In order to maintain our position at the head of the pack within the Europe, we need to ensure that we maintain as close a relationship as we can with the EU and that future trading within the EU is as easy as possible. This does not necessarily require us to retain the financial services passport, which is not attractive if it means we need to comply with all the EU laws without any influence in the legislation. As from past experience, without our influence, the laws are likely to become more and more Eurozone protectionist.

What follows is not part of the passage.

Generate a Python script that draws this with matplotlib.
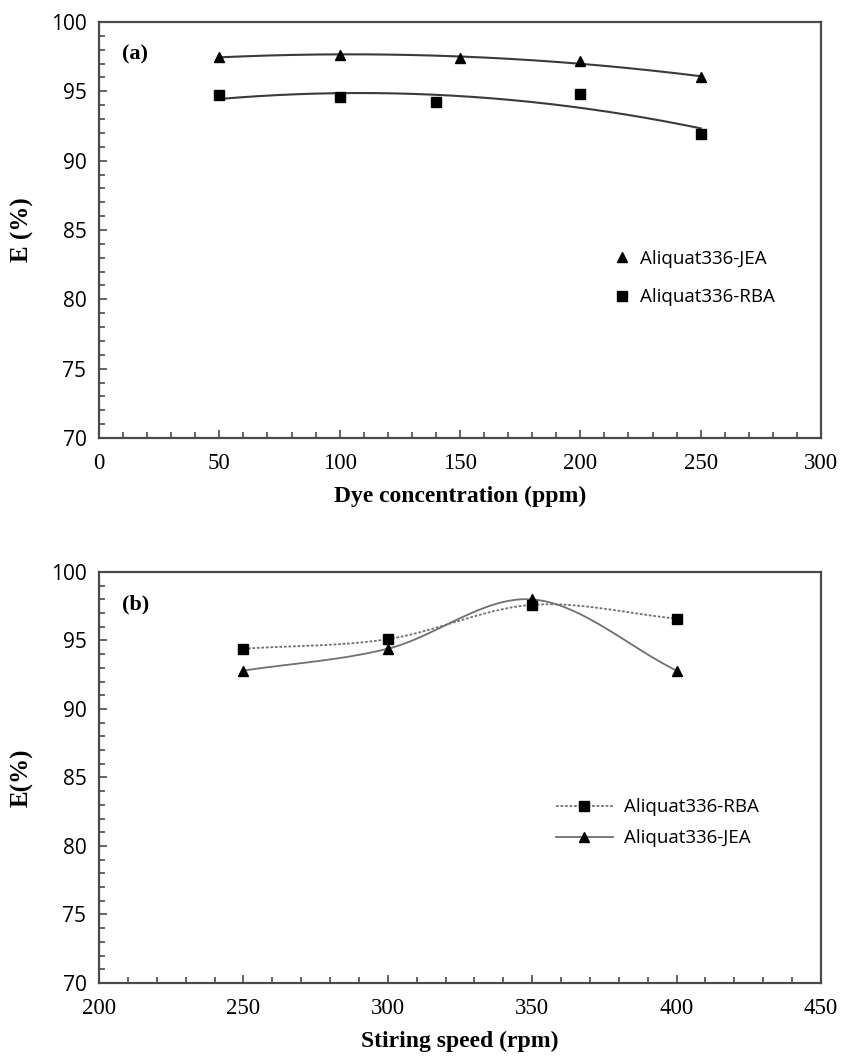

An EU requirement that a separate European subsidiary must be incorporated in order to passport would be disastrous for the UK. In particular for SME fintech companies with EU ambitions, as they will not be able to maintain two regulatory capital requirements and will be advised and will decide to set up in Europe instead. However, an EU requirement on UK fintech providers to register with ESMA or to set up a branch in an EU member state, without the need to have a separate regulatory capital requirement, together with a requirement for equivalence of laws when trading in the EU in return for a passport, would not be too much of a hardship.

Passporting within the EU based on equivalency could work well for the UK in the early years as we are likely, despite political posturing, to incorporate most of the current EU laws on day one via the Great Repeal Act. As at a minimum, equivalency will be required in order to do business within the EU. Going forwards, as long as equivalence does not necessarily mean 100% equivalence, we could end up having a competitive advantage, without lowering standards.

If 80% equivalency is required, it would enable us to compete within Europe for business as well as internationally. We could, for example, decide not to implement some of the more protectionist and prescriptive requirements issued by the EU. An example would be in relation to the EBA’s prescriptive strong customer authentication requirements under PSD2, which whilst being far better than the first draft standards issued by the EBA, still leave room for improvement. The UK could rely more on biometrics and risk based assessments rather than the more one size fits all approach of the EBA, without lowering standards and attract businesses this way.

In addition to making it easy to trade with the EU, without requiring two subsidiaries to be incorporated, other ingredients are required in order to maintain our position at the forefront of fintech.

We need to maintain as close a relationship as possible with the European Investment Bank and replicate the funding currently being provided by the European Investment Fund to the extent that it is no longer available to fintech businesses in the UK. There needs to be a realisation that EIF funding provided by the European Investment Bank is fundamental to our success. We also need to improve the internet infrastructure in the UK and ensure that sufficient investment is made in this area.

Finally, we need to ensure we welcome, encourage and keep talent coming to the UK and to ensure that we maintain equivalency with the EU in relation to data and ensure we are remain a data friendly location. As long as we get the mix right, we should retain our pre-eminent position in fintech.